Many schools are also reporting significant financial pressures. In the survey that I conducted across Warwick and Leamington during the autumn term it was apparent that there were immediate and significant costs—operational costs, but also a need for capital support. As for operating costs, a couple of primary schools faced additional costs of £20,000, but the average figure across the board was something like £13,000, or £1,400 per month—the additional cost of sanitising, cleaning, and ensuring that the physical environment is safe and usable for pupils and teaching staff alike. However, all schools reported a significant unmet staffing need because of budget limitations, and 83% stated that they had faced staffing shortages.

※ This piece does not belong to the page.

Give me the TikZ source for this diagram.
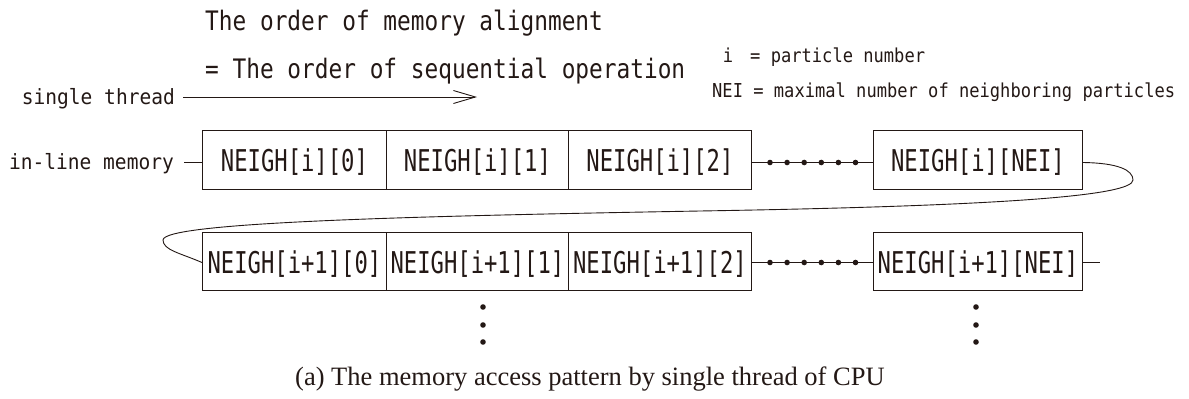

Schools also said that there was a greater need for them with respect to their responsibility for protecting children and ensuring their general wellbeing, and while mental health is of course a particular and obvious concern, there is also the issue of the increased risk of harm to children. According to a report for the National Society for the Prevention of Cruelty to Children, in the first lockdowns there was a 22% increase in the number of counselling sessions relating to physical abuse, and a threefold increase in the number of Childline counselling sessions per week about child sexual abuse within the family. Those are all areas where we need to provide greater support for pupils, young people and teaching staff.
There have been pressures on school leadership teams, who faced the responsibility of undertaking flow testing of pupils and additional tasks alongside the ongoing pressures they already have. I highlight the need for more support for special schools, which face huge pressures having to teach face-to-face in intense environments, and where there is a real need for more financial support, for additional staffing and, I would advocate, for the vaccination of teaching staff and pupils.
On the point about nurseries, the transmission data, from October 2020, is outdated. According to the Office for National Statistics, transmission among zero to five-year-olds is now the same as among five to nine-year-olds. Funding is needed to support our nurseries.
I will move on to the situation with free school meal vouchers. One of the implications of pupils not being in school is for their health and welfare while they are at home, possibly alone, where many will go without a decent hot meal that would have ordinarily been provided by the school. That is why the provision of free school meals has been so important, in particular via the vouchers during the first wave. It is surprising that the Government and, dare I say, their Back Benchers voted not to continue with that provision in subsequent holidays and into the future, until there was the Marcus Rashford-inspired U-turn.
With so many pupils out of school again, the need to provide the equivalent of free school meals is significant and many schools are urging that cash payments be made. The Child Poverty Action Group and Children North East echo that call for cash payments as a replacement for free school meals, as they know what children need and that allows choice, accessibility, discretion and safety, all of which are valued by families.